Whilst Members were supportive of the planned future work and the intimated change in approach to financing of the market, the general consensus across the Committee was that it was not the right time to re-introduce charges. 


Members made reference to the historical decisions taken and the negative impact these had had on the market place.  The removal of parking from the town centre was considered to have been significantly detrimental and there were calls for this position to be re-instated.


Some suggested that charges should be revisited in 3 months.  There were also proposals to reconsider the matter in June and with a view to rents being re-introduced at some point after that.


Given the opposing views across the Chamber, and with little evidence to suggest the recommendation in respect of the re-introduction of fees would be supported, it was proposed that the debate around this aspect of the report be adjourned (procedure rule 11k) until the Committee next met in March. 

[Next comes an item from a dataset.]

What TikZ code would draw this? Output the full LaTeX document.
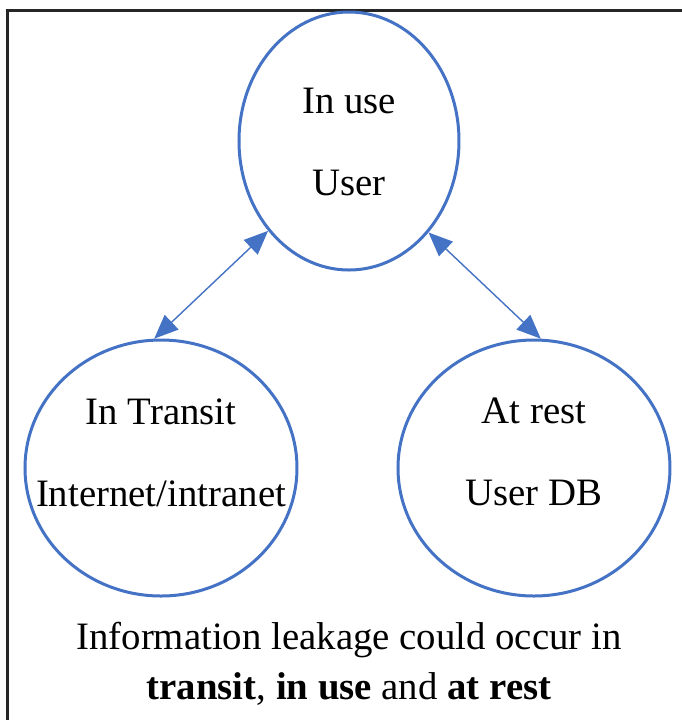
\documentclass[tikz,border=0pt]{standalone}
\usepackage{fontspec}
\setmainfont{Liberation Serif}
\usetikzlibrary{shapes.geometric,arrows.meta}
\definecolor{ringblue}{HTML}{4472C4}

\begin{document}
\begin{tikzpicture}[x=0.5pt, y=-0.5pt,
    every node/.style={font=\fontsize{19.4}{41}\selectfont, align=center},
    bubble/.style={draw=ringblue, line width=1.5pt, ellipse, inner sep=0pt},
    link/.style={draw=ringblue, line width=0.7pt,
      {Triangle[length=12pt, width=10pt]}-{Triangle[length=12pt, width=10pt]}}]
      \useasboundingbox (0,0) rectangle (682,720);
      \draw[line width=1.5pt, black!85] (682,10) -- (8,10) -- (8,720);
      \node[bubble, minimum width=110pt, minimum height=129pt] (use) at (349,141) {};
      \node[bubble, minimum width=136pt, minimum height=128pt] (transit) at (161,468) {};
      \node[bubble, minimum width=136pt, minimum height=128pt] (rest) at (534,468) {};
      \node (uselbl) at (349,142) {In use\\User};
      \node (transitlbl) at (161,453) {In Transit\\Internet/intranet};
      \node (restlbl) at (534,452) {At rest\\User DB};
      \draw[link] (use.228) -- (transit.93);
      \draw[link] (use.311) -- (rest.87);
      \node[font=\fontsize{19.4}{25}\selectfont] (caption) at (349,664)
        {Information leakage could occur in\\\textbf{transit}, \textbf{in use} and \textbf{at rest}};
    \end{tikzpicture}
\end{document}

Officers highlighted that a deferral until March would mean charges could not be brought in any sooner than June.  Should the charge also not be agreed this evening, this would need to be reflected in the base budgets earlier recommended by the Committee.


On that basis, and having had a proposal that the debate in respect of the fee be deferred, seconded, it was


RESOLVED  that: -


(a)         the ongoing work outlined in Part 3 of the report be noted and welcomed; and


(b)         the debate in respect of the decision as to whether to re-introduce rental charges for traders be deferred until the Committee’s next meeting on 16 March 2021.